I want to get white rock, barred rock and dark cornish hens. I want a barred rock to be the rooster. Should i order 5 of each straight run or 5 of each pullets and one rooster?


----------



## birdguy (Jan 15, 2013)

BrandonM said:


> I want to get white rock, barred rock and dark cornish hens. I want a barred rock to be the rooster. Should i order 5 of each straight run or 5 of each pullets and one rooster?


Well what are you going to do when the straight run has roosters in ask you end up with five roosters...go for the one rooster and pullets


----------



## Jim (Sep 26, 2012)

birdguy said:


> Well what are you going to do when the straight run has roosters in ask you end up with five roosters...go for the one rooster and pullets


Agree.......


----------



## BrandonM (May 8, 2013)

I am planning on eating the roosters i don't need.


----------



## Bee (Jun 20, 2013)

Then you are going to have to place multiple orders to get a number of hens enough to have plenty of eggs. The hatcheries know what the sexes are when they send them...it's a rare thing when someone orders straight run that they get a high percentage of hens over roosters. Roosters are something hatcheries are trying to get rid of, so you will have a good plenty of roosters. 

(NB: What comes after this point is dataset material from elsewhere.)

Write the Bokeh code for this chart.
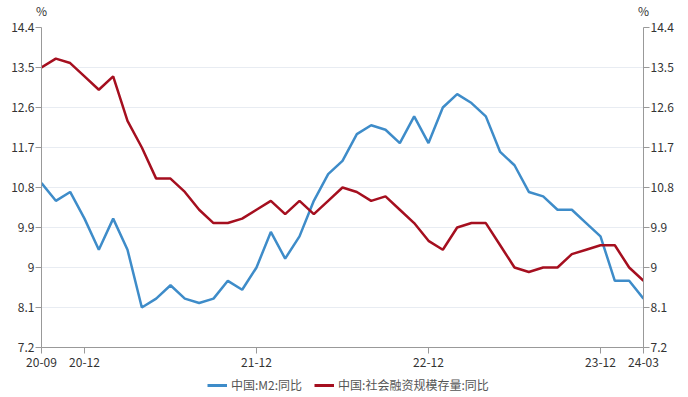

Might take many orders of straight run to build up a flock of hens.


----------



## jennifer (May 14, 2013)

Tee hee.......


----------



## BrandonM (May 8, 2013)

Ok so ill probably order 5 of each pullets and one rooster. And will a white rock rooster and a barred rock hen give me ghost barred chickens, white or normal barring?


----------



## Bee (Jun 20, 2013)

Brandon, you can find information that detailed by googling for those breeds and finding sites devoted to them. You can even find hard core breeders on BYC of both those breeds who can tell you every detail of that pairing. Those folks are _serious_ about their breeding, I tell ya!


----------



## BrandonM (May 8, 2013)

Bee, i can't thank you enough for not only this thread but many others.


----------



## jennifer (May 14, 2013)

True that!!!


----------